Is it a problem when the enterprise customer wants to close the deal before you thought you were ready? Without negotiating a price?

And what about that long proposal you always use?

One side effect of a good design session {{Sales and Service Excellence XX/YY/ZZ Page A}} is that the customer is really excited about getting their solution. Your sponsor and the stakeholders see a path to closure for one of the top problems on their list. They want to get down that path fast.

You want to close quickly, so do they. With this process it's common for the senior manager in the room to turn to you and ask how soon you can have a proposal on his or her desk.

The wrong answer is: "Tomorrow."

The right answer is: "30 minutes."

That eliminates the long proposal your company might usually use. Instead it mandates a proposal of no more than a page and a half.


Crafting the Winning Proposal

To do this, stay in the meeting room after the design session and use your laptop. Write up what I am going to suggest, and then send it to the nearest printer.

Your proposal should be a letter from you (representing your company) to the sponsor. Your letter/proposal should answer only these questions:
1 - How all of you in the design session define success,
2 - What you will do to make sure that happens (take no more than two sentences to do this),
3 - When you'll have it done (this will be determined by the success criteria),
4 - What the overall costs will be (this comes from the estimate by the stakeholders in the design session),
5 - What your costs will be,
6 - Any important assumptions, and
7 - That you will go forward with an OK on from the customer on this letter, subject to all your normal terms and conditions.

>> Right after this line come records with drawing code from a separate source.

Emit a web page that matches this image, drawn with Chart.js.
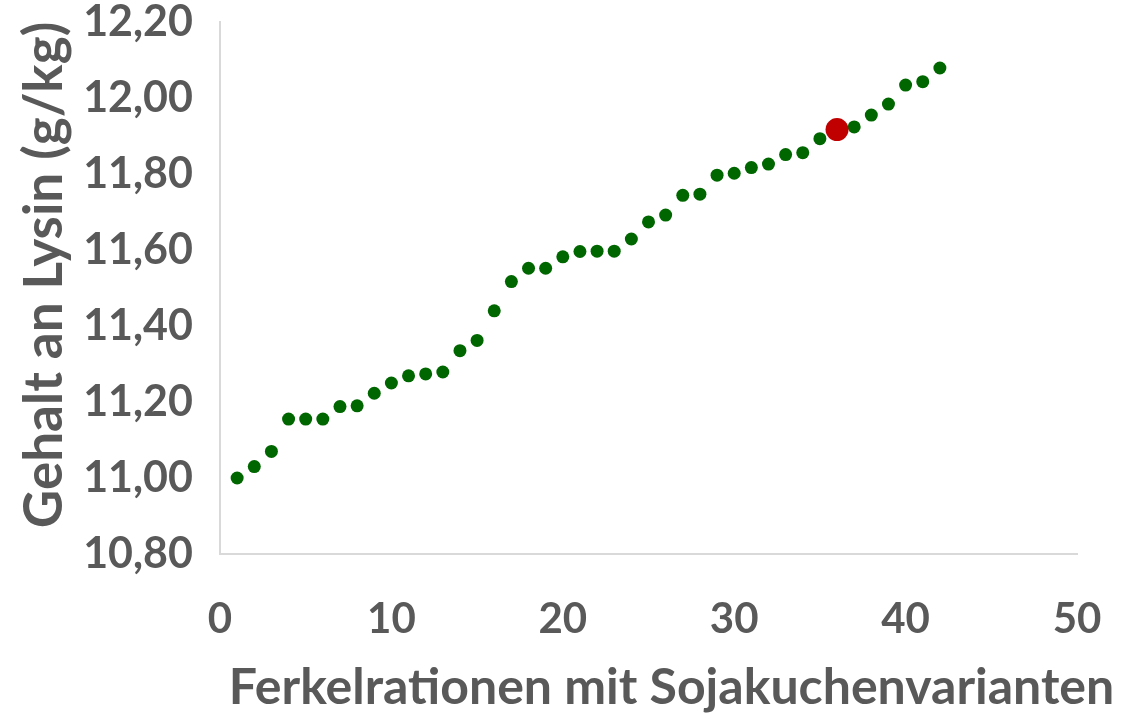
<!DOCTYPE html>
<html>
<head>
<meta charset="utf-8">
<script src="https://cdn.jsdelivr.net/npm/chart.js@4"></script>
<style>
  body { margin: 0; background: #fff; }
  #wrap { width: 1142px; height: 713px; }
</style>
</head>
<body>
<div id="wrap"><canvas id="chart" width="1142" height="713"></canvas></div>
<script>
// ration number (x) and lysine content in g/kg (y)
const rationNo = [1, 2, 3, 4, 5, 6, 7, 8, 9, 10, 11, 12, 13, 14, 15, 16, 17, 18, 19, 20, 21,
                  22, 23, 24, 25, 26, 27, 28, 29, 30, 31, 32, 33, 34, 35, 36, 37, 38, 39, 40, 41, 42];
const lysin = [11.00, 11.03, 11.07, 11.155, 11.155, 11.155, 11.188, 11.19, 11.223, 11.25, 11.269,
               11.274, 11.279, 11.335, 11.362, 11.44, 11.517, 11.552, 11.552, 11.582, 11.596,
               11.597, 11.597, 11.629, 11.674, 11.692, 11.744, 11.747, 11.797, 11.802, 11.817,
               11.826, 11.851, 11.856, 11.893, 11.917, 11.924, 11.955, 11.984, 12.034, 12.043, 12.079];

// highlighted ration (red marker)
const highlightX = [36];
const highlightY = [11.917];

const xTitle = "Ferkelrationen mit Sojakuchenvarianten";
const yTitle = "Gehalt an Lysin (g/kg)";

const textColor = "#595959";
const axisColor = "#d9d9d9";
const fontFamily = "Lato, 'Open Sans', sans-serif";

const toPoints = (xs, ys) => xs.map((x, i) => ({ x: x, y: ys[i] }));

// axis titles drawn by hand so they sit where the original has them
const axisTitles = {
    id: "axisTitles",
    afterDraw(chart) {
        const ctx = chart.ctx;
        const area = chart.chartArea;
        ctx.save();
        ctx.fillStyle = textColor;
        ctx.textAlign = "center";
        ctx.textBaseline = "middle";

        ctx.font = "bold 50px " + fontFamily;
        ctx.fillText(xTitle, (area.left + area.right) / 2 + 23, 688);

        ctx.font = "bold 53px " + fontFamily;
        ctx.translate(45, (area.top + area.bottom) / 2 - 13);
        ctx.rotate(-Math.PI / 2);
        ctx.fillText(yTitle, 0, 0);
        ctx.restore();
    }
};

new Chart(document.getElementById("chart"), {
    type: "scatter",
    data: {
        datasets: [
            {
                data: toPoints(highlightX, highlightY),
                backgroundColor: "#c00000",
                borderWidth: 0,
                pointRadius: 11.5
            },
            {
                data: toPoints(rationNo, lysin),
                backgroundColor: "#006600",
                borderWidth: 0,
                pointRadius: 6.5
            }
        ]
    },
    plugins: [axisTitles],
    options: {
        responsive: false,
        animation: false,
        layout: { padding: { top: 22, right: 65, left: 0, bottom: 0 } },
        plugins: {
            legend: { display: false },
            tooltip: { enabled: false }
        },
        scales: {
            x: {
                type: "linear",
                min: 0,
                max: 50,
                ticks: {
                    stepSize: 10,
                    padding: 40,
                    color: textColor,
                    font: { family: fontFamily, size: 42, weight: "bold" }
                },
                grid: { display: false, drawTicks: false },
                border: { display: true, color: axisColor, width: 2 },
                afterFit: scale => {
                    scale.height = 159;
                    scale.paddingLeft = 0;
                    scale.paddingRight = 0;
                }
            },
            y: {
                min: 10.8,
                max: 12.2,
                ticks: {
                    stepSize: 0.2,
                    padding: 27,
                    color: textColor,
                    font: { family: fontFamily, size: 43, weight: "bold" },
                    callback: v => v.toFixed(2).replace(".", ",")
                },
                grid: { display: false, drawTicks: false },
                border: { display: true, color: axisColor, width: 2 },
                afterFit: scale => {
                    scale.width = 220;
                    scale.paddingTop = 0;
                    scale.paddingBottom = 0;
                }
            }
        }
    }
});
</script>
</body>
</html>
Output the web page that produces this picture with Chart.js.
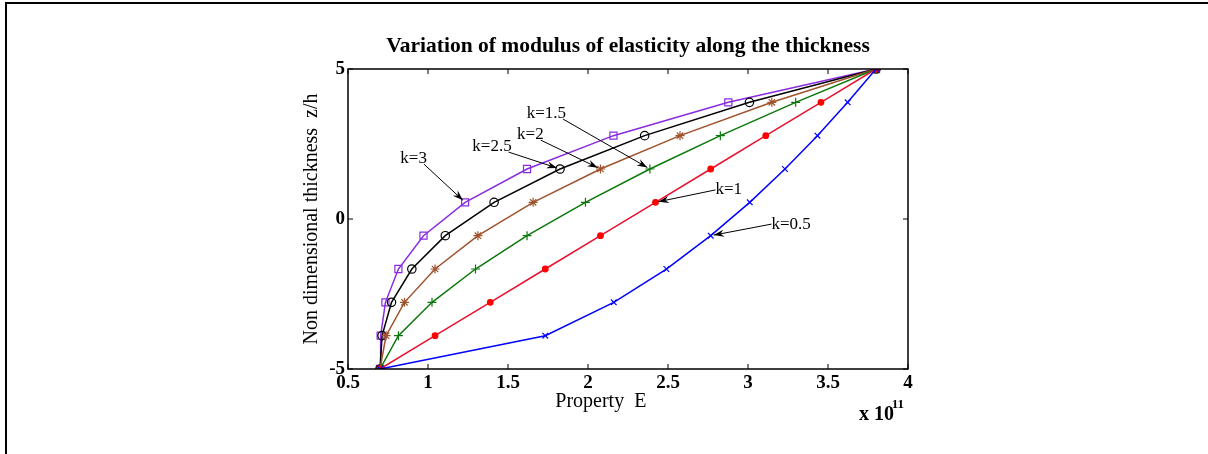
<!DOCTYPE html>
<html>
<head>
<meta charset="utf-8">
<script src="https://cdn.jsdelivr.net/npm/chart.js@4"></script>
<style>
  html, body { margin: 0; padding: 0; background: #fff; }
  #wrap { position: relative; width: 1208px; height: 454px; }
  #frame { position: absolute; left: 5px; top: 2px; right: 0; bottom: -4px;
           border-top: 2px solid #000; border-left: 2px solid #000; pointer-events: none; }
</style>
</head>
<body>
<div id="wrap">
  <canvas id="grafico" width="1208" height="454"></canvas>
  <div id="frame"></div>
</div>
<script>
// z/h positions of the markers (shared by every curve)
const thickness = [-5, -3.889, -2.778, -1.667, -0.556, 0.556, 1.667, 2.778, 3.889, 5];

// E values in units of 1e11
const eK05 = [0.70, 1.733, 2.161, 2.490, 2.767, 3.011, 3.231, 3.434, 3.623, 3.80];
const eK1  = [0.70, 1.044, 1.389, 1.733, 2.078, 2.422, 2.767, 3.111, 3.456, 3.80];
const eK15 = [0.70, 0.815, 1.025, 1.297, 1.619, 1.984, 2.387, 2.827, 3.298, 3.80];
const eK2  = [0.70, 0.738, 0.853, 1.044, 1.312, 1.657, 2.078, 2.575, 3.149, 3.80];
const eK25 = [0.70, 0.713, 0.772, 0.899, 1.108, 1.413, 1.825, 2.354, 3.009, 3.80];
const eK3  = [0.70, 0.704, 0.734, 0.815, 0.972, 1.232, 1.619, 2.159, 2.877, 3.80];

const xTicks = [0.5, 1, 1.5, 2, 2.5, 3, 3.5, 4];
const yTicks = [-5, 0, 5];

// annotation labels: text position (data units) and arrow target (series, point)
const noteLabels = ['k=3', 'k=2.5', 'k=2', 'k=1.5', 'k=1', 'k=0.5'];
const noteTextX  = [0.91, 1.40, 1.64, 1.74, 2.88, 3.27];
const noteTextY  = [2.03, 2.43, 2.83, 3.53, 0.97, -0.17];
const noteSeries = [5, 4, 3, 2, 1, 0];
const notePoint  = [5, 6, 6, 6, 5, 4];

const toPts = arr => arr.map((e, i) => ({ x: e, y: thickness[i] }));

function serie(label, values, color, style, radius, fill) {
  return {
    label: label,
    data: toPts(values),
    borderColor: color,
    backgroundColor: fill ? fill : 'rgba(0,0,0,0)',
    pointBorderColor: fill ? fill : color,
    pointBackgroundColor: fill ? fill : 'rgba(0,0,0,0)',
    pointStyle: style,
    pointRadius: radius,
    pointBorderWidth: 1.2,
    borderWidth: 1.5,
    tension: 0,
    showLine: true
  };
}

const datasets = [
  serie('k=0.5', eK05, '#0000ff', 'crossRot', 4, null),
  serie('k=1',   eK1,  '#e8102e', 'circle', 2.8, '#ff0000'),
  serie('k=1.5', eK15, '#0a780a', 'cross', 4.5, null),
  serie('k=2',   eK2,  '#a0522d', 'star', 4.5, null),
  serie('k=2.5', eK25, '#000000', 'circle', 4.2, null),
  serie('k=3',   eK3,  '#8a2be2', 'rect', 5, null)
];

const serif = '"Liberation Serif", "Times New Roman", serif';
const chartTitle = 'Variation of modulus of elasticity along the thickness';

const matlabBox = {
  id: 'matlabBox',
  afterDatasetsDraw(chart) {
    const { ctx, chartArea: a, scales: { x, y } } = chart;
    ctx.save();
    ctx.strokeStyle = '#000';
    ctx.lineWidth = 1.5;
    ctx.strokeRect(a.left, a.top, a.right - a.left, a.bottom - a.top);
    ctx.lineWidth = 1;
    ctx.beginPath();
    xTicks.forEach(t => {
      const px = x.getPixelForValue(t);
      ctx.moveTo(px, a.bottom); ctx.lineTo(px, a.bottom - 5);
      ctx.moveTo(px, a.top); ctx.lineTo(px, a.top + 5);
    });
    yTicks.forEach(t => {
      const py = y.getPixelForValue(t);
      ctx.moveTo(a.left, py); ctx.lineTo(a.left + 5, py);
      ctx.moveTo(a.right, py); ctx.lineTo(a.right - 5, py);
    });
    ctx.stroke();

    // title centred over the plot box
    ctx.fillStyle = '#000';
    ctx.textAlign = 'center';
    ctx.textBaseline = 'middle';
    ctx.font = 'bold 21.5px ' + serif;
    ctx.fillText(chartTitle, (a.left + a.right) / 2, a.top - 23);

    // arrows + labels
    ctx.font = '17px ' + serif;
    noteLabels.forEach((txt, i) => {
      const tx = x.getPixelForValue(noteTextX[i]);
      const ty = y.getPixelForValue(noteTextY[i]);
      const pt = chart.getDatasetMeta(noteSeries[i]).data[notePoint[i]];
      ctx.fillText(txt, tx, ty);
      const w = ctx.measureText(txt).width;
      let sx, sy;
      if (pt.x > tx) { sx = tx + w / 2 - 3; sy = ty + 6; }
      else { sx = tx - w / 2; sy = ty; }
      const ang = Math.atan2(pt.y - sy, pt.x - sx);
      const ex = pt.x - Math.cos(ang) * 3, ey = pt.y - Math.sin(ang) * 3;
      ctx.lineWidth = 1;
      ctx.beginPath();
      ctx.moveTo(sx, sy); ctx.lineTo(ex, ey);
      ctx.stroke();
      ctx.beginPath();
      ctx.moveTo(ex, ey);
      ctx.lineTo(ex - 11 * Math.cos(ang - 0.33), ey - 11 * Math.sin(ang - 0.33));
      ctx.lineTo(ex - 7 * Math.cos(ang), ey - 7 * Math.sin(ang));
      ctx.lineTo(ex - 11 * Math.cos(ang + 0.33), ey - 11 * Math.sin(ang + 0.33));
      ctx.closePath();
      ctx.fill();
    });

    // x axis title (sits left of centre, as in the original)
    ctx.font = '20px ' + serif;
    ctx.fillText('Property  E', x.getPixelForValue(2.08), a.bottom + 33);

    // exponent label
    ctx.textAlign = 'left';
    ctx.textBaseline = 'alphabetic';
    ctx.font = 'bold 20px ' + serif;
    const bx = a.right - 49, by = a.bottom + 51;
    ctx.fillText('x 10', bx, by);
    ctx.font = 'bold 13px ' + serif;
    ctx.fillText('11', bx + ctx.measureText('x 10').width + 10, by - 12);
    ctx.restore();
  }
};

const ctx = document.getElementById('grafico').getContext('2d');

new Chart(ctx, {
  type: 'scatter',
  data: { datasets: datasets },
  options: {
    responsive: false,
    animation: false,
    layout: { padding: { left: 300, right: 300, top: 69, bottom: 0 } },
    plugins: {
      legend: { display: false },
      tooltip: { enabled: false },
      title: { display: false }
    },
    scales: {
      x: {
        type: 'linear',
        min: 0.5, max: 4,
        afterBuildTicks: s => { s.ticks = xTicks.map(v => ({ value: v })); },
        afterFit: s => { s.height = 85; },
        grid: { display: false, drawTicks: false },
        border: { display: false },
        ticks: {
          color: '#000', padding: 3,
          font: { family: serif, size: 19, weight: 'bold' },
          maxRotation: 0,
          callback: v => String(v)
        }
      },
      y: {
        type: 'linear',
        min: -5, max: 5,
        afterBuildTicks: s => { s.ticks = yTicks.map(v => ({ value: v })); },
        afterFit: s => { s.width = 48; },
        grid: { display: false, drawTicks: false },
        border: { display: false },
        ticks: {
          color: '#000', padding: 3,
          font: { family: serif, size: 19, weight: 'bold' },
          callback: v => String(v)
        },
        title: {
          display: true, text: 'Non dimensional thickness  z/h', color: '#000',
          font: { family: serif, size: 20 },
          padding: { top: 0, bottom: 0 }
        }
      }
    }
  },
  plugins: [matlabBox]
});
</script>
</body>
</html>
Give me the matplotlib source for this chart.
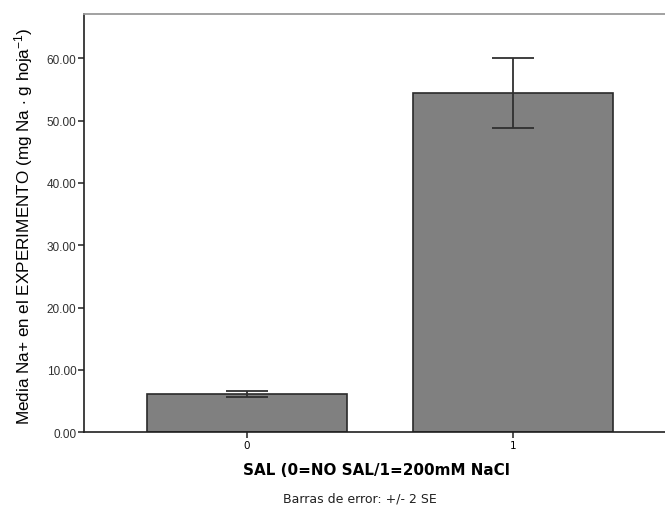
import matplotlib.pyplot as plt

# data
groups = ["0", "1"]
means = [6.2, 54.4]
errors = [0.5, 5.6]   # +/- 2 SE
yticks = [0, 10, 20, 30, 40, 50, 60]

plt.rcParams["mathtext.fontset"] = "custom"
plt.rcParams["mathtext.rm"] = "Liberation Sans"
plt.rcParams["mathtext.it"] = "Liberation Sans"

fig = plt.figure(figsize=(6.65, 5.06), dpi=100)
ax = fig.add_axes([84 / 665, 1 - 433.3 / 506, 591.4 / 665, 418.3 / 506])

x = list(range(len(groups)))
ax.bar(x, means, width=0.752, color="#808080", edgecolor="#2a2a2a", linewidth=1.2)
ax.errorbar(x, means, yerr=errors, fmt="none", ecolor="#303030",
            elinewidth=1.3, capsize=15, capthick=1.3)

ax.set_xlim(-0.612, 1.612)
ax.set_ylim(0, 67.1)
ax.set_xticks(x)
ax.set_xticklabels(groups, fontfamily="DejaVu Sans", fontsize=7.5)
ax.set_yticks(yticks)
ax.set_yticklabels(["%.2f" % v for v in yticks], fontfamily="Liberation Sans",
                   fontsize=8.5, color="#303030")
ax.tick_params(axis="both", length=4, width=1.1, color="#202020", pad=1.5)

for side in ["left", "bottom"]:
    ax.spines[side].set_color("#202020")
    ax.spines[side].set_linewidth(1.2)
ax.spines["top"].set_color("#9a9a9a")
ax.spines["top"].set_linewidth(1.3)
ax.spines["right"].set_visible(False)

ax.set_ylabel("Media Na+ en el EXPERIMENTO (mg Na $\\cdot$ g hoja$^{\\mathrm{-1}}$)",
              fontfamily="Liberation Sans", fontsize=12.3, va="center")
ax.yaxis.set_label_coords(-0.103, (433.3 - 226.5) / 418.3)
fig.text(376 / 665, 1 - 471 / 506, "SAL (0=NO SAL/1=200mM NaCl",
         ha="center", va="center", fontfamily="DejaVu Sans", fontweight="bold",
         fontsize=10.9)
fig.text(360 / 665, 1 - 499 / 506, "Barras de error: +/- 2 SE",
         ha="center", va="center", fontfamily="DejaVu Sans", fontsize=9,
         color="#202020")

plt.savefig("out.png", dpi=100)
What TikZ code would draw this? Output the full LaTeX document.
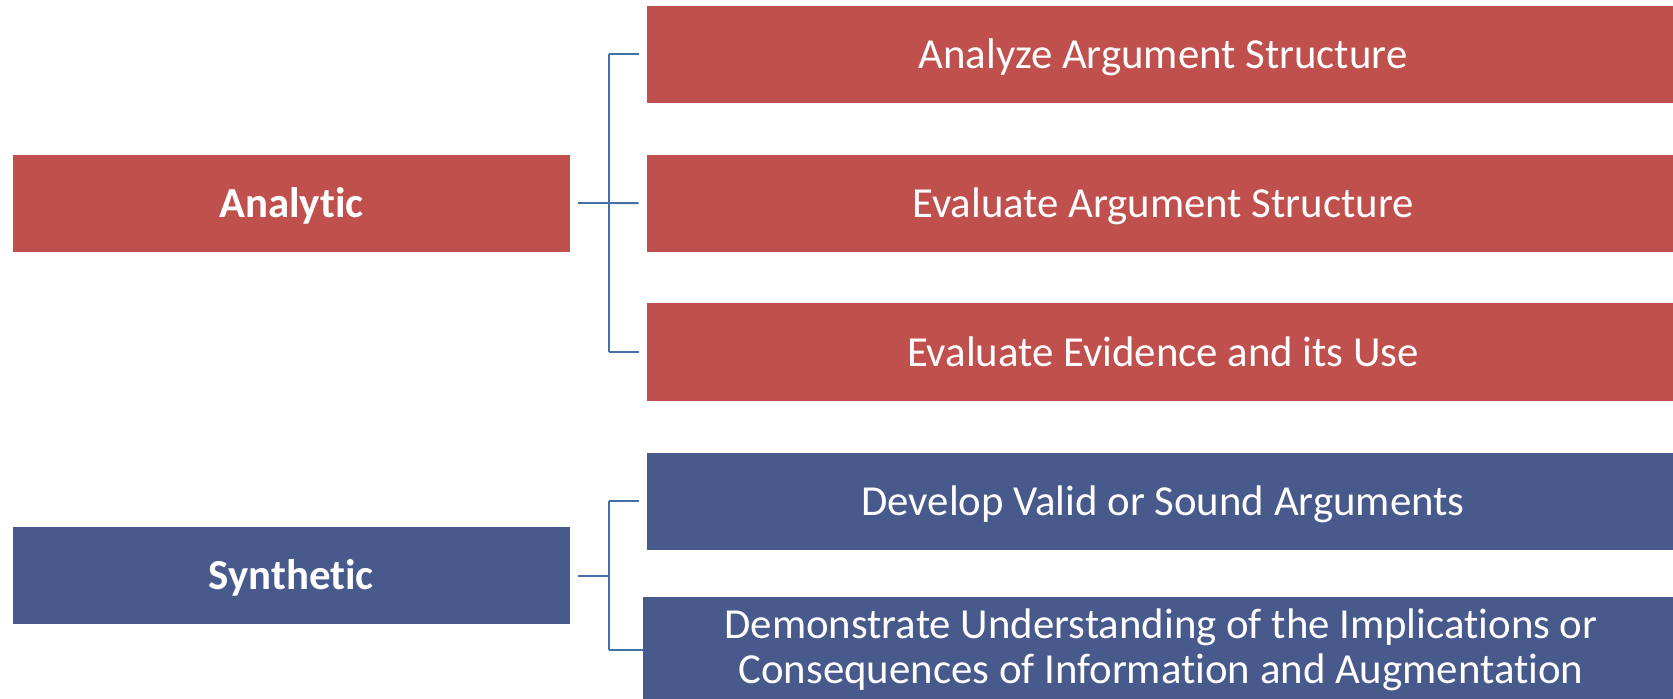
\documentclass[tikz,border=0pt]{standalone}
\usepackage{fontspec}
\setmainfont{Carlito}[Ligatures=NoCommon]
\definecolor{redbox}{HTML}{C0504D}
\definecolor{bluebox}{HTML}{485A8C}
\definecolor{connc}{HTML}{4470A8}
\begin{document}
\begin{tikzpicture}[x=0.5pt,y=-0.5pt,
  box/.style={fill=#1,draw=none,text=white,inner sep=0pt,
    text height=14.1pt,text depth=0pt,
    font=\fontsize{21.4}{21.7}\selectfont},
  parent/.style={box=#1,font=\fontsize{21.4}{21.7}\selectfont\bfseries},
  conn/.style={draw=connc,line width=1pt}]
\useasboundingbox (0,0) rectangle (1673,699);
% parents
\node[parent=redbox,minimum width=278.75pt,minimum height=48.5pt] (an) at (291.25,203.25) {Analytic};
\node[parent=bluebox,minimum width=278.75pt,minimum height=48.5pt] (sy) at (291.25,575.6) {Synthetic};
% children
\node[box=redbox,minimum width=516pt,minimum height=48.25pt] (a1) at (1163,54.3) {Analyze Argument Structure};
\node[box=redbox,minimum width=516pt,minimum height=48.5pt] (a2) at (1163,203.1) {Evaluate Argument Structure};
\node[box=redbox,minimum width=516pt,minimum height=48.75pt] (a3) at (1163,352.2) {Evaluate Evidence and its Use};
\node[box=bluebox,minimum width=516pt,minimum height=48.5pt] (s1) at (1163,501.2) {Develop Valid or Sound Arguments};
\node[box=bluebox,text height=0pt,text depth=11.7pt,minimum width=518pt,minimum height=53pt,
  font=\fontsize{21.4}{22.4}\selectfont] (s2) at (1161,650) {\begin{tabular}[t]{@{}c@{}}Demonstrate Understanding of the Implications or\\Consequences of Information and Augmentation\end{tabular}};
% connectors analytic
\coordinate (aj) at (609,203.25);
\draw[conn] ([xshift=4pt]an.east) -- (aj);
\draw[conn] (aj |- a1.west) -- (aj |- a3.west);
\draw[conn] (aj |- a1.west) -- ([xshift=-4pt]a1.west);
\draw[conn] (aj) -- ([xshift=-4pt]a2.west);
\draw[conn] (aj |- a3.west) -- ([xshift=-4pt]a3.west);
% connectors synthetic
\coordinate (sj) at (609,575.6);
\draw[conn] ([xshift=4pt]sy.east) -- (sj);
\draw[conn] (sj |- s1.west) -- (sj |- s2.west);
\draw[conn] (sj |- s1.west) -- ([xshift=-4pt]s1.west);
\draw[conn] (sj |- s2.west) -- (s2.west);
\end{tikzpicture}
\end{document}
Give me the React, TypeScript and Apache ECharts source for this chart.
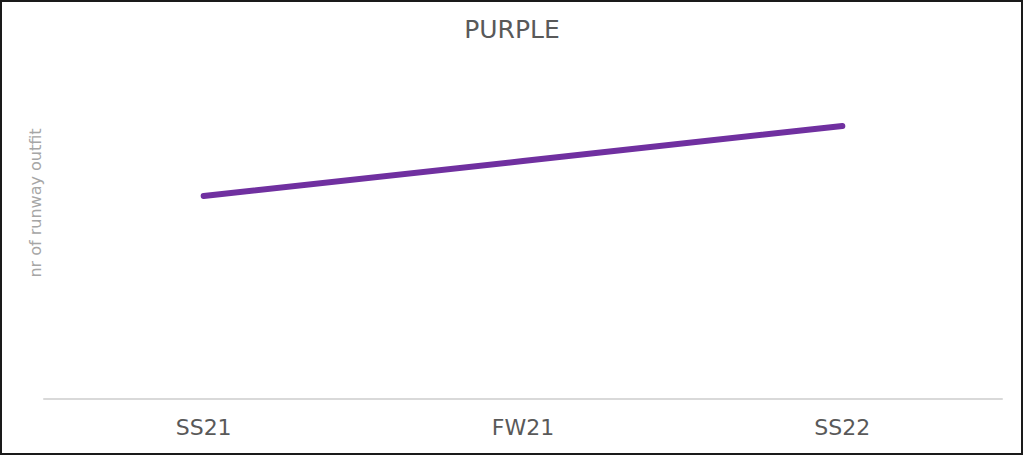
import React, { useEffect, useRef } from "react";
import * as echarts from "echarts";

const categories = ["SS21", "FW21", "SS22"];
const purpleValues = [29, 34, 39];
const titleText = "PURPLE";
const yAxisName = "nr of runway outfit";

export default function App() {
  const ref = useRef<HTMLDivElement>(null);
  useEffect(() => {
    document.body.style.margin = "0";
    const chart = echarts.init(ref.current!, null, { renderer: "svg" });
    chart.setOption({
      animation: false,
      backgroundColor: "#ffffff",
      title: {
        text: titleText,
        left: "center",
        top: 12,
        textStyle: { fontFamily: "DejaVu Sans", fontWeight: "normal", fontSize: 25, color: "#595959" },
      },
      grid: { left: 44, right: 22, top: 7, bottom: 57 },
      xAxis: {
        type: "category",
        data: categories,
        boundaryGap: true,
        axisLine: { lineStyle: { color: "#d9d9d9", width: 2 } },
        axisTick: { show: false },
        axisLabel: { fontFamily: "DejaVu Sans", fontSize: 22, color: "#595959", margin: 17 },
      },
      yAxis: {
        type: "value",
        min: 0,
        max: 56,
        name: yAxisName,
        nameLocation: "middle",
        nameGap: 1,
        nameTextStyle: { fontFamily: "DejaVu Sans", fontSize: 16, color: "#a6a6a6" },
        axisLine: { show: false },
        axisTick: { show: false },
        axisLabel: { show: false },
        splitLine: { show: false },
      },
      series: [
        {
          type: "line",
          data: purpleValues,
          symbol: "none",
          lineStyle: { color: "#7030a0", width: 6, cap: "round", join: "round" },
        },
      ],
      graphic: [
        {
          type: "rect",
          shape: { x: 1, y: 1, width: 1021, height: 453 },
          style: { fill: "none", stroke: "#1a1a1a", lineWidth: 2 },
          silent: true,
        },
      ],
    });
    return () => chart.dispose();
  }, []);
  return <div ref={ref} style={{ width: 1024, height: 456 }} />;
}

What is missing here? The page after page on how wonderful your features are, the incredible detail you will follow to do a great job, all your references, that long contract you might have, an inch of sales material, the inevitable typos, a 3-ring binder, and a week of delay. No features, no functions, only benefits.


Why Go Short With A Proposal

Why is it missing? Because all the decision makers know what is important to them. They know:
A - What they agreed to in the design session.
B - The overall plan (although you should make sure you document it for later).
C - That you are a key part of it, and what your price is.
D - That they all said yes to all of that.
E - That they want the solution and people who get in the way are a problem.

The key stakeholders and sponsor in the enterprise are sold on you and your product as part of a larger solution. And they want to move. Now.

So, they will not read the extra pages. They are done reviewing things. If you ask them to read a binder, you will be getting in the way. Don't delay your close.

Instead, hand your page long proposal to the sponsor and sit in her or his office until he or she can read it. Then ask two questions:
1 - Is all that what you agreed to?
2 - Will you OK it so we can start?

If you do a good design session, this works 9.5 times out of 10. You'll leave with a signed document that contractually obligates that customer to pay you the price you asked.

Now the ball is in your court, and you have to deliver. Start the delivery process, then celebrate. You are just getting started on the next quick and profitable enterprise sale.